Besides her translations, Vassalini published poems and other works, such as Liriche del dubbio (Lyrics of Doubt, 1931), In memoriam (1937), and In memoria di Giuseppe Rensi (In Memory of Giuseppe Rensi, 1942). Her article "Essere e non essere" ("To Be and Not To Be", 1920) was a critique of interpretations of Arthur Schopenhauer's work. "Pacifismo e scetticismo – Rileggendo i «Lineamenti di Filosofia scettica»" ("Pacifism and Skepticism – Re-reading the Outlines of Skeptical Philosophy"), was written as a critical dialogue with her teacher Rensi's 1917 work. She later wrote two other works responding to his teachings. "Lo scetticismo di Giuseppe Rensi" ("The Skepticism of Giuseppe Rensi", 1941) was a complete evaluation of his body of work and "Verso un'occulta armonia suprema?" ("Towards a Supreme Occult Harmony?, 1952) was a retrospective rethinking of his philosophy.

==Death and legacy==
Vassalini died on 21 December 1953, in Milan. She is remembered for her work in support of universal freedom and justice. After her death, scant attention was paid to her work until the twenty-first century.
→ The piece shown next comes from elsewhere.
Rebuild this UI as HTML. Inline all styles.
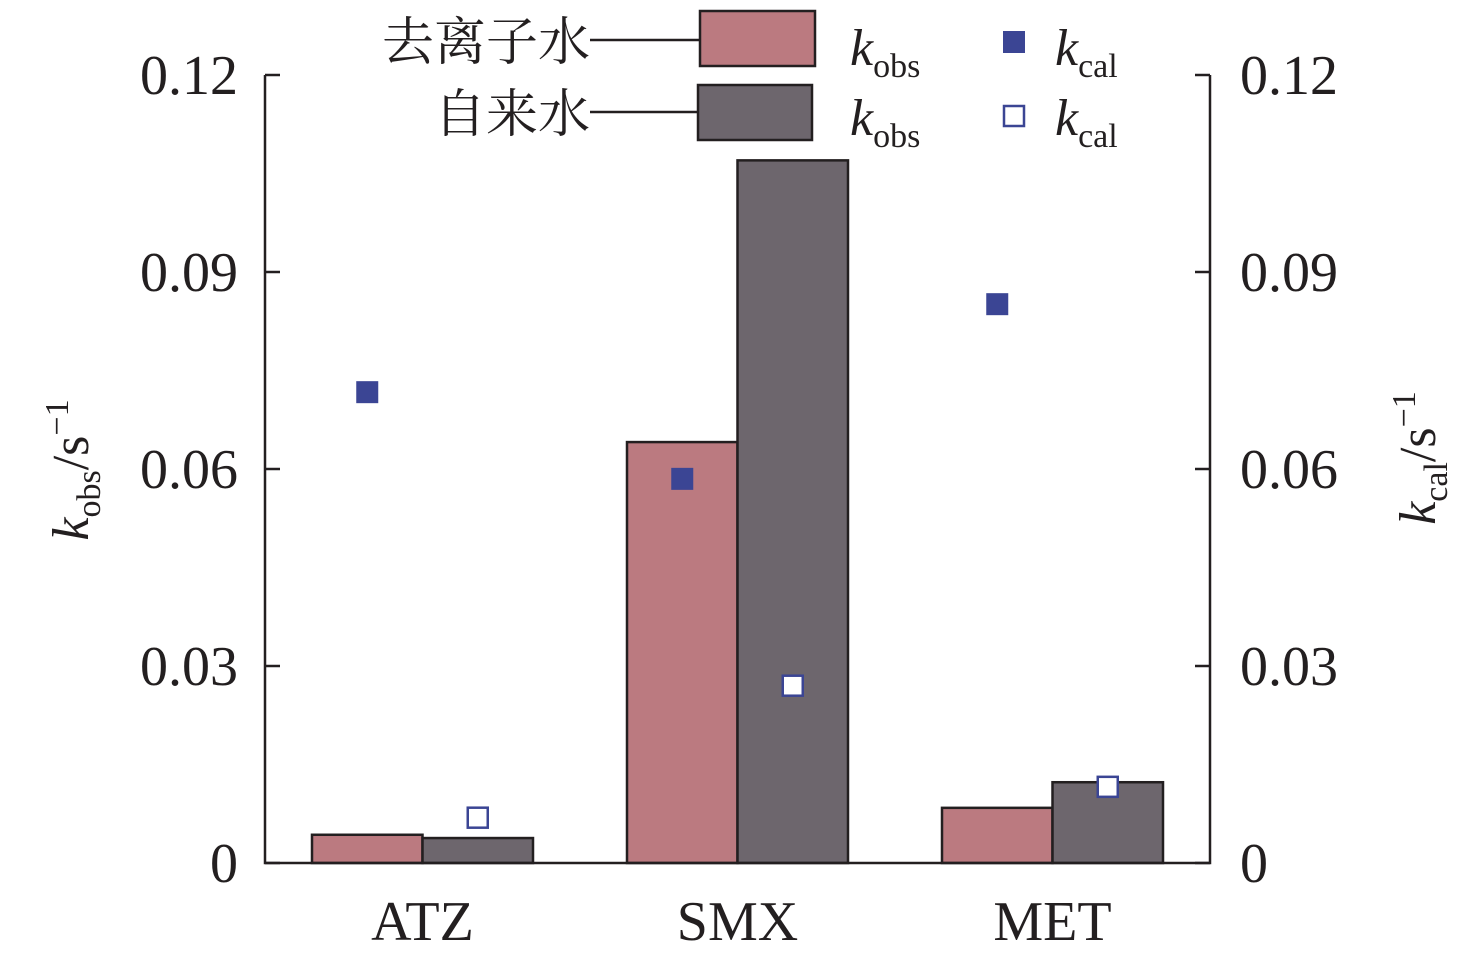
<!DOCTYPE html>
<html><head><meta charset="utf-8"><style>
body{margin:0;background:#fff}
svg text{font-family:"Liberation Serif","Noto Serif CJK SC",serif;fill:#231f20}
</style></head><body>
<svg id="c" width="1471" height="961" xmlns="http://www.w3.org/2000/svg">
<g id="g"></g>
</svg>
<script>
const categories=["ATZ","SMX","MET"];
const kobsDI=[0.0043,0.0641,0.0084];
const kobsTap=[0.0038,0.107,0.0123];
const kcalDI=[0.0717,0.0585,0.0851];
const kcalTap=[0.0069,0.027,0.0116];
const yTicks=["0","0.03","0.06","0.09","0.12"];
const yTickVals=[0,0.03,0.06,0.09,0.12];

const NS="http://www.w3.org/2000/svg";
const g=document.getElementById('g');
const X0=265,X1=1210,Y0=863,Y1=75,YMAX=0.12;
const y=v=>Y0-(v/YMAX)*(Y0-Y1);
const band=(X1-X0)/categories.length;
const cx=i=>X0+band*(i+0.5);
const BW=110.5;
function el(t,a,txt){const e=document.createElementNS(NS,t);for(const k in a)e.setAttribute(k,a[k]);if(txt!=null)e.textContent=txt;g.appendChild(e);return e;}

categories.forEach((c,i)=>{
  let e=el('rect',{x:cx(i)-BW,y:y(kobsDI[i]),width:BW,height:Y0-y(kobsDI[i]),fill:'#bb7a80',stroke:'#231f20','stroke-width':2.5});
  
  
  e=el('rect',{x:cx(i),y:y(kobsTap[i]),width:BW,height:Y0-y(kobsTap[i]),fill:'#6d666d',stroke:'#231f20','stroke-width':2.5});
  
  
  e=el('rect',{x:cx(i)-BW/2-11,y:y(kcalDI[i])-11,width:22,height:22,fill:'#3b4594'});
  
  
  e=el('rect',{x:cx(i)+BW/2-10,y:y(kcalTap[i])-10,width:20,height:20,fill:'#fff',stroke:'#3b4594','stroke-width':2.5});
  
  
  e=el('text',{x:cx(i),y:940,'font-size':56,'text-anchor':'middle'},c);
  
  
});
// axes
let a=el('path',{d:`M${X0},${Y1}V${Y0}H${X1}V${Y1}`,fill:'none',stroke:'#231f20','stroke-width':2.5});


yTickVals.forEach((v,i)=>{
  el('line',{x1:X0,x2:X0+15,y1:y(v),y2:y(v),stroke:'#231f20','stroke-width':2.5});
  el('line',{x1:X1,x2:X1-15,y1:y(v),y2:y(v),stroke:'#231f20','stroke-width':2.5});
  let t=el('text',{x:238,y:y(v)+19,'font-size':56,'text-anchor':'end'},yTicks[i]);
  
  
  t=el('text',{x:1240,y:y(v)+19,'font-size':56},yTicks[i]);
  
  
});
</script>
<svg width="1471" height="961" style="position:absolute;left:0;top:0" xmlns="http://www.w3.org/2000/svg">
<text transform="translate(88,470) rotate(-90)" font-size="52" text-anchor="middle"><tspan font-style="italic">k</tspan><tspan font-size="34" dy="12">obs</tspan><tspan dy="-12">/s</tspan><tspan font-size="34" dy="-20">−1</tspan></text>
<text transform="translate(1435,458) rotate(-90)" font-size="52" text-anchor="middle"><tspan font-style="italic">k</tspan><tspan font-size="34" dy="12">cal</tspan><tspan dy="-12">/s</tspan><tspan font-size="34" dy="-20">−1</tspan></text>
<g>
<text x="590" y="60" font-size="52" text-anchor="end">去离子水</text>
<line x1="590" y1="40" x2="700" y2="40" stroke="#231f20" stroke-width="2.5"/>
<rect x="700" y="11" width="115" height="55" fill="#bb7a80" stroke="#231f20" stroke-width="2.5"/>
<text x="590" y="132" font-size="52" text-anchor="end">自来水</text>
<line x1="590" y1="112" x2="698" y2="112" stroke="#231f20" stroke-width="2.5"/>
<rect x="698" y="85" width="114" height="55" fill="#6d666d" stroke="#231f20" stroke-width="2.5"/>
<text x="850" y="65" font-size="52"><tspan font-style="italic">k</tspan><tspan font-size="34" dy="12">obs</tspan></text>
<text x="850" y="135" font-size="52"><tspan font-style="italic">k</tspan><tspan font-size="34" dy="12">obs</tspan></text>
<rect x="1003" y="31" width="22" height="22" fill="#3b4594"/>
<rect x="1004" y="106" width="20" height="20" fill="#fff" stroke="#3b4594" stroke-width="2.5"/>
<text x="1055" y="65" font-size="52"><tspan font-style="italic">k</tspan><tspan font-size="34" dy="12">cal</tspan></text>
<text x="1055" y="135" font-size="52"><tspan font-style="italic">k</tspan><tspan font-size="34" dy="12">cal</tspan></text>
</g>
</svg>
</body></html>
Professor Elisabetta Zampini received the Fratelli Vassallini Prize in 2016 from the Instituto Veneto di scienze, lettere ed arti (Veneto Institute of Sciences, Letters and Arts) for her biographical work, Nel grido d'una gioia: la voce di Ida Vassalini (Verona 1891 – Milano 1953) (The Cry of Joy: The Voice of Ida Vassalini (Verona 1891 – Milan 1953), which revived the life and work of Vassalini.